Título: PSD vence em Portugal com eleitor apático
Autor: Sorano, Vitor
Fonte: O Globo, 06/06/2011, O Mundo, p. 25

Socialistas são derrotados em pleito com índice de abstenção recorde

LISBOA. Com um programa de liberalismo e austeridade, o Partido Social-Democrata (PSD) de Pedro Passos Coelho vai assumir o governo de Portugal, após vencer as eleições parlamentares de maior abstenção desde a Revolução dos Cravos, em 1974. No poder há seis anos, o Partido Socialista (PS) teve um dos seus piores desempenhos das últimas duas décadas, levando o premier José Sócrates a abandonar imediatamente o cargo de secretário-geral.

- Não vou votar, então já tens aí a minha resposta. Estou saturado disso tudo - disse, sem muita conversa, o comerciante Manuel Pinho, resumindo o estado de espírito de boa parte do eleitorado.

O índice de abstenção foi de 41,1%. A proporção de brancos, 2,7%, também é recorde histórico. O PSD teve um desempenho acima do esperado, chegando a 38,6% contra 28,1% do PS - na sexta-feira, a última pesquisa apontava 36% para os social-democratas.

- A surpresa é a amplitude da distância para o PS. É um resultado que não é banal - diz António Costa Pinto, ex-presidente da Academia Portuguesa de Ciência Política e professor da Universidade de Lisboa.

Em 2002, tendo à frente o atual presidente da Comissão Europeia, José Manuel Durão Barroso, o partido conseguiu 37,8% dos votos. O então premier se demitiu dois anos depois, assim como Sócrates fez em março. O futuro premier, o economista Pedro Passos Coelho, de 46 anos, é ex-deputado e ex-vereador, mas nunca ocupou uma vaga no Executivo. Eleito presidente do PSD após a 2ª derrota consecutiva dos social-democratas nas eleições parlamentares, Coelho é de uma ala mais liberal do partido, em comparação com a de Manuela Ferreira Leite, última ocupante do cargo.

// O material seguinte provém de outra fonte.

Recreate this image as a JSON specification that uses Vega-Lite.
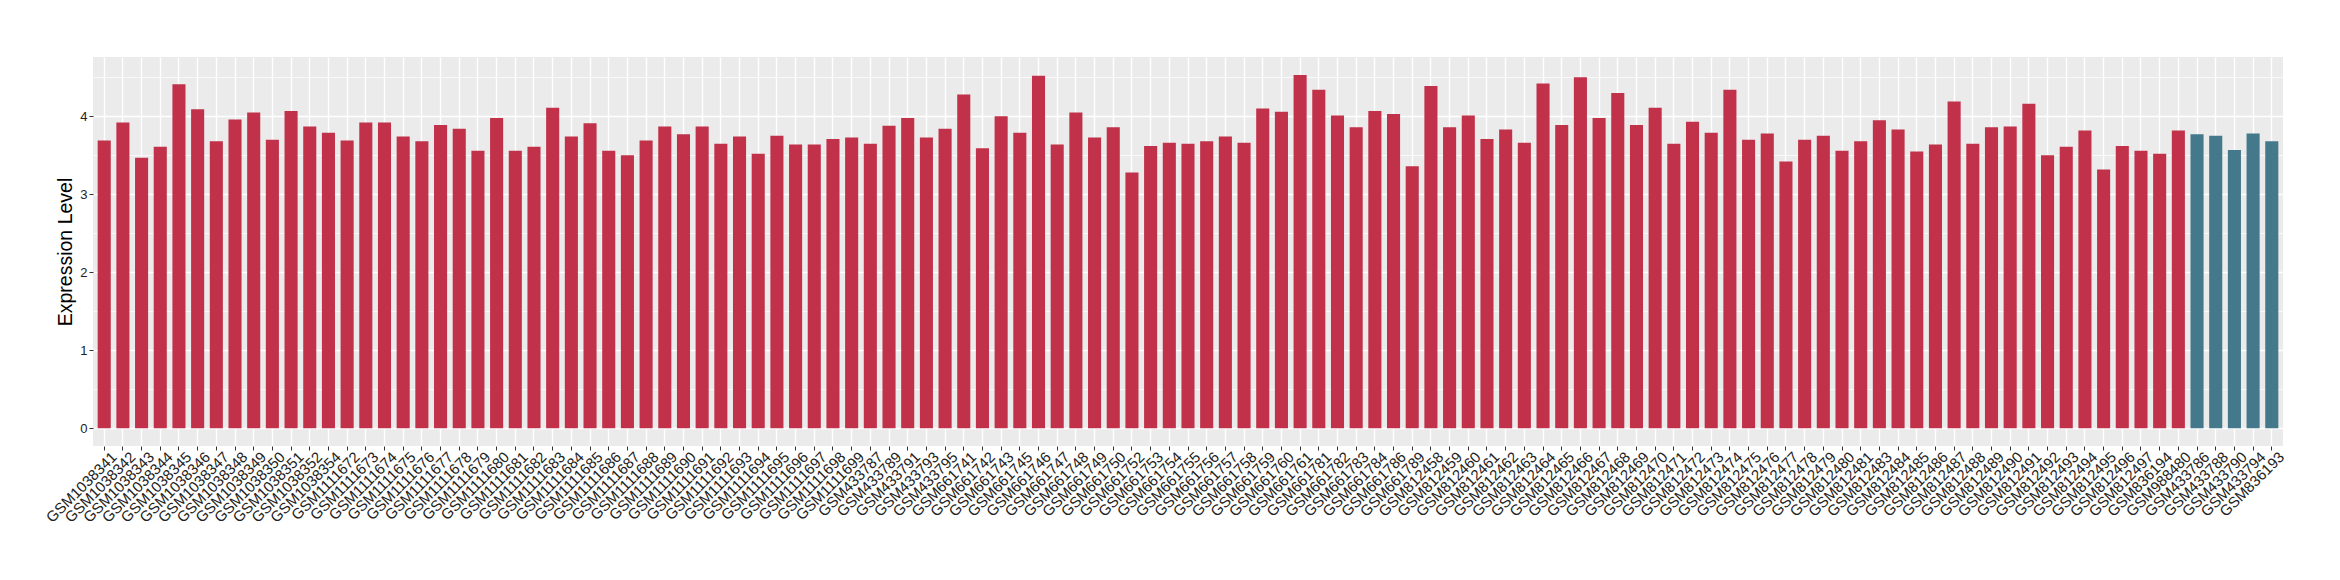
{
  "$schema": "https://vega.github.io/schema/vega-lite/v6.json",
  "width": 2190,
  "height": 389,
  "autosize": {"type": "none"},
  "padding": {"left": 93, "top": 57, "right": 57, "bottom": 134},
  "background": "white",
  "config": {"view": {"fill": "#EBEBEB", "stroke": null}, "font": "Liberation Sans"},
  "data": {"values": [
    {"sample": "GSM1038341", "expression": 3.69, "group": "case"},
    {"sample": "GSM1038342", "expression": 3.92, "group": "case"},
    {"sample": "GSM1038343", "expression": 3.47, "group": "case"},
    {"sample": "GSM1038344", "expression": 3.61, "group": "case"},
    {"sample": "GSM1038345", "expression": 4.41, "group": "case"},
    {"sample": "GSM1038346", "expression": 4.09, "group": "case"},
    {"sample": "GSM1038347", "expression": 3.68, "group": "case"},
    {"sample": "GSM1038348", "expression": 3.96, "group": "case"},
    {"sample": "GSM1038349", "expression": 4.05, "group": "case"},
    {"sample": "GSM1038350", "expression": 3.70, "group": "case"},
    {"sample": "GSM1038351", "expression": 4.07, "group": "case"},
    {"sample": "GSM1038352", "expression": 3.87, "group": "case"},
    {"sample": "GSM1038354", "expression": 3.79, "group": "case"},
    {"sample": "GSM1111672", "expression": 3.69, "group": "case"},
    {"sample": "GSM1111673", "expression": 3.92, "group": "case"},
    {"sample": "GSM1111674", "expression": 3.92, "group": "case"},
    {"sample": "GSM1111675", "expression": 3.74, "group": "case"},
    {"sample": "GSM1111676", "expression": 3.68, "group": "case"},
    {"sample": "GSM1111677", "expression": 3.89, "group": "case"},
    {"sample": "GSM1111678", "expression": 3.84, "group": "case"},
    {"sample": "GSM1111679", "expression": 3.56, "group": "case"},
    {"sample": "GSM1111680", "expression": 3.98, "group": "case"},
    {"sample": "GSM1111681", "expression": 3.56, "group": "case"},
    {"sample": "GSM1111682", "expression": 3.61, "group": "case"},
    {"sample": "GSM1111683", "expression": 4.11, "group": "case"},
    {"sample": "GSM1111684", "expression": 3.74, "group": "case"},
    {"sample": "GSM1111685", "expression": 3.91, "group": "case"},
    {"sample": "GSM1111686", "expression": 3.56, "group": "case"},
    {"sample": "GSM1111687", "expression": 3.50, "group": "case"},
    {"sample": "GSM1111688", "expression": 3.69, "group": "case"},
    {"sample": "GSM1111689", "expression": 3.87, "group": "case"},
    {"sample": "GSM1111690", "expression": 3.77, "group": "case"},
    {"sample": "GSM1111691", "expression": 3.87, "group": "case"},
    {"sample": "GSM1111692", "expression": 3.65, "group": "case"},
    {"sample": "GSM1111693", "expression": 3.74, "group": "case"},
    {"sample": "GSM1111694", "expression": 3.52, "group": "case"},
    {"sample": "GSM1111695", "expression": 3.75, "group": "case"},
    {"sample": "GSM1111696", "expression": 3.64, "group": "case"},
    {"sample": "GSM1111697", "expression": 3.64, "group": "case"},
    {"sample": "GSM1111698", "expression": 3.71, "group": "case"},
    {"sample": "GSM1111699", "expression": 3.73, "group": "case"},
    {"sample": "GSM433787", "expression": 3.65, "group": "case"},
    {"sample": "GSM433789", "expression": 3.88, "group": "case"},
    {"sample": "GSM433791", "expression": 3.98, "group": "case"},
    {"sample": "GSM433793", "expression": 3.73, "group": "case"},
    {"sample": "GSM433795", "expression": 3.84, "group": "case"},
    {"sample": "GSM661741", "expression": 4.28, "group": "case"},
    {"sample": "GSM661742", "expression": 3.59, "group": "case"},
    {"sample": "GSM661743", "expression": 4.00, "group": "case"},
    {"sample": "GSM661745", "expression": 3.79, "group": "case"},
    {"sample": "GSM661746", "expression": 4.52, "group": "case"},
    {"sample": "GSM661747", "expression": 3.64, "group": "case"},
    {"sample": "GSM661748", "expression": 4.05, "group": "case"},
    {"sample": "GSM661749", "expression": 3.73, "group": "case"},
    {"sample": "GSM661750", "expression": 3.86, "group": "case"},
    {"sample": "GSM661752", "expression": 3.28, "group": "case"},
    {"sample": "GSM661753", "expression": 3.62, "group": "case"},
    {"sample": "GSM661754", "expression": 3.66, "group": "case"},
    {"sample": "GSM661755", "expression": 3.65, "group": "case"},
    {"sample": "GSM661756", "expression": 3.68, "group": "case"},
    {"sample": "GSM661757", "expression": 3.74, "group": "case"},
    {"sample": "GSM661758", "expression": 3.66, "group": "case"},
    {"sample": "GSM661759", "expression": 4.10, "group": "case"},
    {"sample": "GSM661760", "expression": 4.06, "group": "case"},
    {"sample": "GSM661761", "expression": 4.53, "group": "case"},
    {"sample": "GSM661781", "expression": 4.34, "group": "case"},
    {"sample": "GSM661782", "expression": 4.01, "group": "case"},
    {"sample": "GSM661783", "expression": 3.86, "group": "case"},
    {"sample": "GSM661784", "expression": 4.07, "group": "case"},
    {"sample": "GSM661786", "expression": 4.03, "group": "case"},
    {"sample": "GSM661789", "expression": 3.36, "group": "case"},
    {"sample": "GSM812458", "expression": 4.39, "group": "case"},
    {"sample": "GSM812459", "expression": 3.86, "group": "case"},
    {"sample": "GSM812460", "expression": 4.01, "group": "case"},
    {"sample": "GSM812461", "expression": 3.71, "group": "case"},
    {"sample": "GSM812462", "expression": 3.83, "group": "case"},
    {"sample": "GSM812463", "expression": 3.66, "group": "case"},
    {"sample": "GSM812464", "expression": 4.42, "group": "case"},
    {"sample": "GSM812465", "expression": 3.89, "group": "case"},
    {"sample": "GSM812466", "expression": 4.50, "group": "case"},
    {"sample": "GSM812467", "expression": 3.98, "group": "case"},
    {"sample": "GSM812468", "expression": 4.30, "group": "case"},
    {"sample": "GSM812469", "expression": 3.89, "group": "case"},
    {"sample": "GSM812470", "expression": 4.11, "group": "case"},
    {"sample": "GSM812471", "expression": 3.65, "group": "case"},
    {"sample": "GSM812472", "expression": 3.93, "group": "case"},
    {"sample": "GSM812473", "expression": 3.79, "group": "case"},
    {"sample": "GSM812474", "expression": 4.34, "group": "case"},
    {"sample": "GSM812475", "expression": 3.70, "group": "case"},
    {"sample": "GSM812476", "expression": 3.78, "group": "case"},
    {"sample": "GSM812477", "expression": 3.42, "group": "case"},
    {"sample": "GSM812478", "expression": 3.70, "group": "case"},
    {"sample": "GSM812479", "expression": 3.75, "group": "case"},
    {"sample": "GSM812480", "expression": 3.56, "group": "case"},
    {"sample": "GSM812481", "expression": 3.68, "group": "case"},
    {"sample": "GSM812483", "expression": 3.95, "group": "case"},
    {"sample": "GSM812484", "expression": 3.83, "group": "case"},
    {"sample": "GSM812485", "expression": 3.55, "group": "case"},
    {"sample": "GSM812486", "expression": 3.64, "group": "case"},
    {"sample": "GSM812487", "expression": 4.19, "group": "case"},
    {"sample": "GSM812488", "expression": 3.65, "group": "case"},
    {"sample": "GSM812489", "expression": 3.86, "group": "case"},
    {"sample": "GSM812490", "expression": 3.87, "group": "case"},
    {"sample": "GSM812491", "expression": 4.16, "group": "case"},
    {"sample": "GSM812492", "expression": 3.50, "group": "case"},
    {"sample": "GSM812493", "expression": 3.61, "group": "case"},
    {"sample": "GSM812494", "expression": 3.82, "group": "case"},
    {"sample": "GSM812495", "expression": 3.32, "group": "case"},
    {"sample": "GSM812496", "expression": 3.62, "group": "case"},
    {"sample": "GSM812497", "expression": 3.56, "group": "case"},
    {"sample": "GSM836194", "expression": 3.52, "group": "case"},
    {"sample": "GSM988480", "expression": 3.82, "group": "case"},
    {"sample": "GSM433786", "expression": 3.77, "group": "control"},
    {"sample": "GSM433788", "expression": 3.75, "group": "control"},
    {"sample": "GSM433790", "expression": 3.57, "group": "control"},
    {"sample": "GSM433794", "expression": 3.78, "group": "control"},
    {"sample": "GSM836193", "expression": 3.68, "group": "control"}
  ]},
  "mark": {"type": "bar"},
  "encoding": {
    "x": {
      "field": "sample", "type": "nominal", "sort": null,
      "scale": {"paddingInner": 0.3, "paddingOuter": 0.25},
      "axis": {
        "title": null, "labelAngle": -45, "labelAlign": "right", "labelBaseline": "top",
        "labelFontSize": 15, "labelColor": "#222222", "labelOverlap": false, "labelPadding": -1,
        "labelOffset": 5, "labelBound": false, "labelFlush": false,
        "tickSize": 4, "tickColor": "#333333", "domain": false,
        "grid": true, "gridColor": "white", "gridWidth": 1.4, "bandPosition": 0.5
      }
    },
    "y": {
      "field": "expression", "type": "quantitative",
      "scale": {"domain": [-0.227, 4.761], "nice": false, "zero": false},
      "axis": {
        "title": "Expression Level",
        "values": [0, 0.5, 1, 1.5, 2, 2.5, 3, 3.5, 4, 4.5],
        "labelExpr": "datum.value % 1 === 0 ? format(datum.value, 'd') : ''",
        "grid": true, "gridColor": "white",
        "gridWidth": {"condition": {"test": "datum.value % 1 === 0", "value": 1.4}, "value": 0.7},
        "tickOpacity": {"condition": {"test": "datum.value % 1 === 0", "value": 1}, "value": 0},
        "tickColor": "#333333", "tickSize": 4, "domain": false,
        "labelFontSize": 13, "labelColor": "#222222", "labelPadding": 2,
        "titleFontSize": 19.5, "titleColor": "black", "titleFontWeight": "normal",
        "titleX": -28, "titleY": 194.5, "titleAngle": 270, "titleAlign": "center", "titleBaseline": "middle"
      }
    },
    "color": {
      "field": "group", "type": "nominal",
      "scale": {"domain": ["case", "control"], "range": ["#C1314A", "#43798A"]},
      "legend": null
    }
  }
}
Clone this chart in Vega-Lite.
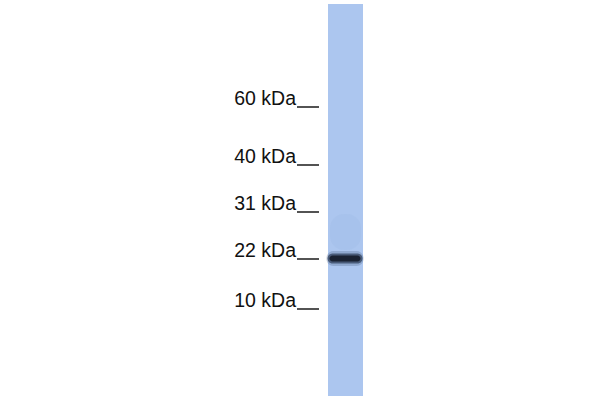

PSD tem votação insuficiente para constituir maioria

O programa de Passos Coelho acentua a necessidade de desmantelar o Estado gordo - redução no funcionamento e no acesso, privatização da propriedade ou da gestão de serviços públicos- segundo Patrícia Silva, pesquisadora da Universidade de Aveiro:

- É um programa mais radical, não está claramente ao centro.

É o que disse buscar o estudante Rafael Gorjão, de 20 anos, logo após votar em São Jorge de Arroios, em Lisboa:

- Acho que neste momento é a melhor solução para o país. São as políticas que eu defendo: mais liberalização, mais privatização.

O gestor João Ascensão, de 30 anos, repete a palavra de ordem do programa dos social-democratas:

- Emagrecer o Estado, que financia tudo e todos aqui.

O partido também capitalizou o voto de protesto contra José Sócrates. Desde 2009, quando começou o seu segundo mandato, o premier apresentou quatro pacotes de austeridade, cortando salários públicos e benefícios sociais e congelando aposentadorias. O desemprego em Portugal é recorde: 12,6%. Embora a economia da Zona do Euro já tenha voltado a crescer, a portuguesa recuará este ano. O premier também foi o responsável por formalizar o terceiro pedido de ajuda ao FMI em pouco mais de 30 anos.

- Na última hora, alguns indecisos expuseram o seu voto de protesto contra o PS - afirma António Costa Pinto, da Universidade de Lisboa.

Com votação insuficiente para constituir maioria, o PSD deve chamar para o governo o conservador CDS. O partido teve o seu melhor desempenho desde 1983, ajudando a confirmar a tendência na Europa de uma guinada à direita após a crise econômica - o mesmo tendo acontecido na Irlanda, em fevereiro, e nas eleições regionais da Espanha, em maio.

Marc Oswald, estrategista da Momentum Securities, minimiza a falta de uma maioria absoluta para a confiança de que Portugal irá cumprir as medidas de austeridade.

- Os dois maiores partidos (PSD e PS) disseram que vão seguir aquilo que acordaram. A dúvida é se vão assumir aquele truque político antigo de descobrir que o buraco deixado pelo governo anterior é bem maior.

Vanessa Rossi, do centro de estudos britânico Chatham House, concorda:

- O FMI e a Comissão Europeia precisam de um governo que leve o acordo para a frente. Então, não devem se preocupar com que tipo de coligação será formada e, em todo caso, há pouca margem de manobra no curto prazo.